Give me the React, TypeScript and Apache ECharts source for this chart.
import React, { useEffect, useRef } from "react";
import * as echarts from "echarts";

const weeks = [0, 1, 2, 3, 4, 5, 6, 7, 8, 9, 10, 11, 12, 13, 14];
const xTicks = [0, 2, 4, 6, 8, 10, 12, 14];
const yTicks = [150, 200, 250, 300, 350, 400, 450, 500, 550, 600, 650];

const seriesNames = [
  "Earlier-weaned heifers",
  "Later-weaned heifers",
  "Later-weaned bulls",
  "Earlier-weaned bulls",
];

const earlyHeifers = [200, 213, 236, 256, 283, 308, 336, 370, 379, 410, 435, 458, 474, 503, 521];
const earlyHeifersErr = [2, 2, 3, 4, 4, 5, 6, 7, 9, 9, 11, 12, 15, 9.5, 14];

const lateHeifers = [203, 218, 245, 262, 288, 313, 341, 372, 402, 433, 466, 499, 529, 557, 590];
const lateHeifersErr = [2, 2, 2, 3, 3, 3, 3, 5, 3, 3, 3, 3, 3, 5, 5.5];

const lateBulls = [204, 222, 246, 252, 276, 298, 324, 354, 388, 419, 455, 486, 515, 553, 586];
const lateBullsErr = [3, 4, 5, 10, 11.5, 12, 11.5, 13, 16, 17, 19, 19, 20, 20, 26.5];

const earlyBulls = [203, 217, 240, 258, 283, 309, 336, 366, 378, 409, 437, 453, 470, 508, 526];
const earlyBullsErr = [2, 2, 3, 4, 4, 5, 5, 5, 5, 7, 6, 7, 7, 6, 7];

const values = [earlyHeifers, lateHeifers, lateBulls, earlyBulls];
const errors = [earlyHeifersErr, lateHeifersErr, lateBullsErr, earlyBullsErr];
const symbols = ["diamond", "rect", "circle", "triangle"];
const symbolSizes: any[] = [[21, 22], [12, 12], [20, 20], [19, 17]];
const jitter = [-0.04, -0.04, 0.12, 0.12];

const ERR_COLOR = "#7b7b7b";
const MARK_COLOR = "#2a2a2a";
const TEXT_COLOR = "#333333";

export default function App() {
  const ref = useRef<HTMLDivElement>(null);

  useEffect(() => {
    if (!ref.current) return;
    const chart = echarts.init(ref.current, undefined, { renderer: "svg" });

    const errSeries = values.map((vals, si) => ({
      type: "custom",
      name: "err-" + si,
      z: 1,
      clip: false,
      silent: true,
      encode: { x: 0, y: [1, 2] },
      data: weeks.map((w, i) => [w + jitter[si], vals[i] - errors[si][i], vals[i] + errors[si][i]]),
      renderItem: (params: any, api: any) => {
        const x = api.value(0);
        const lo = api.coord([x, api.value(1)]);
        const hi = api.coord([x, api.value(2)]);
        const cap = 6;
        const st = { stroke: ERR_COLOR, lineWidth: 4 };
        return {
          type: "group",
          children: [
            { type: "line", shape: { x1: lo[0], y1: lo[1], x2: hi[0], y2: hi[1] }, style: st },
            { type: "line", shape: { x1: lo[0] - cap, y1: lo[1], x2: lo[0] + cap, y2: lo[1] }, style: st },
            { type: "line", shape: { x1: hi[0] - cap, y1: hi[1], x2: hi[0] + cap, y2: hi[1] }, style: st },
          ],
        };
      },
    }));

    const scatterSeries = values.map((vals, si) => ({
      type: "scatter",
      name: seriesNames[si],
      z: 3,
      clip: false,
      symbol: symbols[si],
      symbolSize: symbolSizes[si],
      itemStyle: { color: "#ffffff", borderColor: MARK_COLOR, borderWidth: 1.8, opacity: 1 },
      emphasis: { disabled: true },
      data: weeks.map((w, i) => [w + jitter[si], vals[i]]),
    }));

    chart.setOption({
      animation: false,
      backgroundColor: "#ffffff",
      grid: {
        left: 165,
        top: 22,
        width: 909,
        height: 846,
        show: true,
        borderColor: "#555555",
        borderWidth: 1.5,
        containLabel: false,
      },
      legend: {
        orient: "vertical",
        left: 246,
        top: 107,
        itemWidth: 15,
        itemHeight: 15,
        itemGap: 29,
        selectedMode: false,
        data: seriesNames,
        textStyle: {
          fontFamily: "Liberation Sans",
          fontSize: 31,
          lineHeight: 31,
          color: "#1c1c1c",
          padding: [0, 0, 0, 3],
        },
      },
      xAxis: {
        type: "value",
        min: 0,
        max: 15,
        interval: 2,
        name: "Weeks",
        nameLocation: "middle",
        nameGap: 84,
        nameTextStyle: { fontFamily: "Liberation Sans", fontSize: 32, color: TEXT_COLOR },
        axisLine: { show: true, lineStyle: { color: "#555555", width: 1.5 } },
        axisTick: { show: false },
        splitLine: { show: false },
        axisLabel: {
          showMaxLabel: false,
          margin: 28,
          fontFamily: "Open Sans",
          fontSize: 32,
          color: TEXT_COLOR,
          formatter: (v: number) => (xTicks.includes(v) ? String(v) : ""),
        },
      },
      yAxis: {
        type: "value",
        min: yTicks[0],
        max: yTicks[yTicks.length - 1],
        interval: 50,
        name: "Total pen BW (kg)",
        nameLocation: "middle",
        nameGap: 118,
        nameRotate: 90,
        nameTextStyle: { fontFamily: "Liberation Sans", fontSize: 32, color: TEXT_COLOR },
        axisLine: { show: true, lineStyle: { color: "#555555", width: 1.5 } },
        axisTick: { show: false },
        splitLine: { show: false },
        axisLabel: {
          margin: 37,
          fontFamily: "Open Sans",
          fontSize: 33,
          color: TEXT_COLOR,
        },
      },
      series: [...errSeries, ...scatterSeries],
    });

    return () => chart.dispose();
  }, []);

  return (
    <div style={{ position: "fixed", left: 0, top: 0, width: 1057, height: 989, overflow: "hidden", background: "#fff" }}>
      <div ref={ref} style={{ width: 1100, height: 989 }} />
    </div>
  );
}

--

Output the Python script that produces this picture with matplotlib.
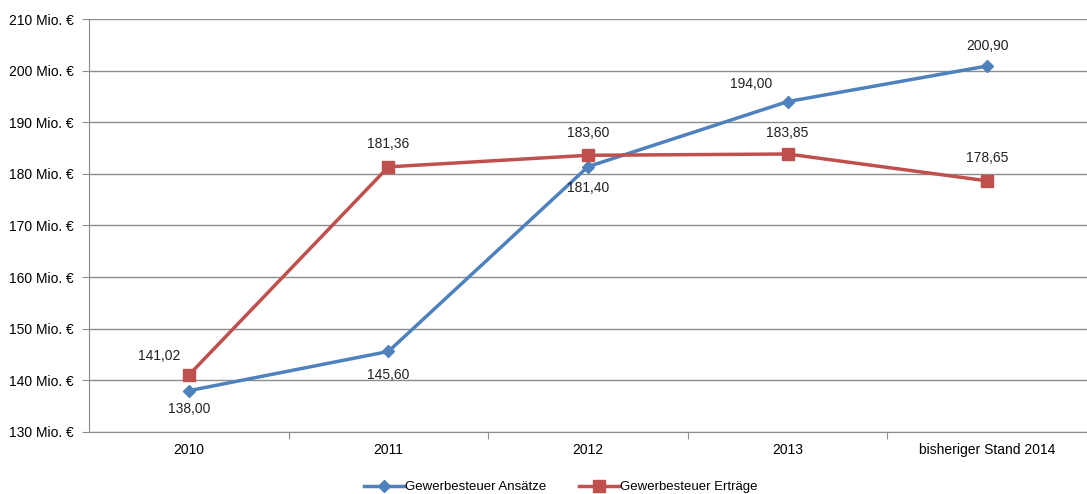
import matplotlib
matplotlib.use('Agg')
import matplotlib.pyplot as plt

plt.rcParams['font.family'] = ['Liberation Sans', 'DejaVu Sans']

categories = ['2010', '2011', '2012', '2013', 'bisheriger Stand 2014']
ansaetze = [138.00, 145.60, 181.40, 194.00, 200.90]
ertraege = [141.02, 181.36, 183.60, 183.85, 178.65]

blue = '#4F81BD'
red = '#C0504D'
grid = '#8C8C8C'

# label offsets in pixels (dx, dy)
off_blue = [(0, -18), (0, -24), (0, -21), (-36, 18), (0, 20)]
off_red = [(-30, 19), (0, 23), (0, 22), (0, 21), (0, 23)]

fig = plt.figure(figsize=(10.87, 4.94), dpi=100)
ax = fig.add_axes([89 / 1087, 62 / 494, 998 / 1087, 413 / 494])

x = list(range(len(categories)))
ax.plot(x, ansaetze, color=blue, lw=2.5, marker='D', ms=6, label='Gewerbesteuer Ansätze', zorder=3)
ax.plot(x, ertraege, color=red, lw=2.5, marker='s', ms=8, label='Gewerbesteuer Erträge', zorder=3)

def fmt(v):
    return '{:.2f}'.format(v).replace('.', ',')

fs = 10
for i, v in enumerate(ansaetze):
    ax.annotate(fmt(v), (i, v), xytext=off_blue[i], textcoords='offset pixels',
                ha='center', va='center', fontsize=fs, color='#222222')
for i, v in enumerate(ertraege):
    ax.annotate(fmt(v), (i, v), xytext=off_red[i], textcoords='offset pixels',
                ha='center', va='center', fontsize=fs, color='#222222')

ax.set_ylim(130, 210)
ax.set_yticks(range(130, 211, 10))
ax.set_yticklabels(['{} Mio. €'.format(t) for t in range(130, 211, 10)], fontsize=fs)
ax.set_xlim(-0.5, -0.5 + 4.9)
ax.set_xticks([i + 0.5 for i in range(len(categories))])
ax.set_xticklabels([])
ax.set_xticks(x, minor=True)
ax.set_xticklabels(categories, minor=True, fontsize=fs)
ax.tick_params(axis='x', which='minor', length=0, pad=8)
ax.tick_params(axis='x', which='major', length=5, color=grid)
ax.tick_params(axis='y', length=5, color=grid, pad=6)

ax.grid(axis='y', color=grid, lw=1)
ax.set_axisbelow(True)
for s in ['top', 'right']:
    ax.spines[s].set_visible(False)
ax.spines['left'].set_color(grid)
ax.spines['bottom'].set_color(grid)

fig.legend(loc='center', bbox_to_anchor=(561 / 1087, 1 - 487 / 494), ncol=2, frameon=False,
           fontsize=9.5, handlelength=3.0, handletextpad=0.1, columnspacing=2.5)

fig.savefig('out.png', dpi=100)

* **Given instruction**: Only the lines running from the line with "Give me the" through the line with "3, 3, 5, 5.5];" should be repeated, exactly and with both ends kept.

* **Response**:
Give me the React, TypeScript and Apache ECharts source for this chart.
import React, { useEffect, useRef } from "react";
import * as echarts from "echarts";

const weeks = [0, 1, 2, 3, 4, 5, 6, 7, 8, 9, 10, 11, 12, 13, 14];
const xTicks = [0, 2, 4, 6, 8, 10, 12, 14];
const yTicks = [150, 200, 250, 300, 350, 400, 450, 500, 550, 600, 650];

const seriesNames = [
  "Earlier-weaned heifers",
  "Later-weaned heifers",
  "Later-weaned bulls",
  "Earlier-weaned bulls",
];

const earlyHeifers = [200, 213, 236, 256, 283, 308, 336, 370, 379, 410, 435, 458, 474, 503, 521];
const earlyHeifersErr = [2, 2, 3, 4, 4, 5, 6, 7, 9, 9, 11, 12, 15, 9.5, 14];

const lateHeifers = [203, 218, 245, 262, 288, 313, 341, 372, 402, 433, 466, 499, 529, 557, 590];
const lateHeifersErr = [2, 2, 2, 3, 3, 3, 3, 5, 3, 3, 3, 3, 3, 5, 5.5];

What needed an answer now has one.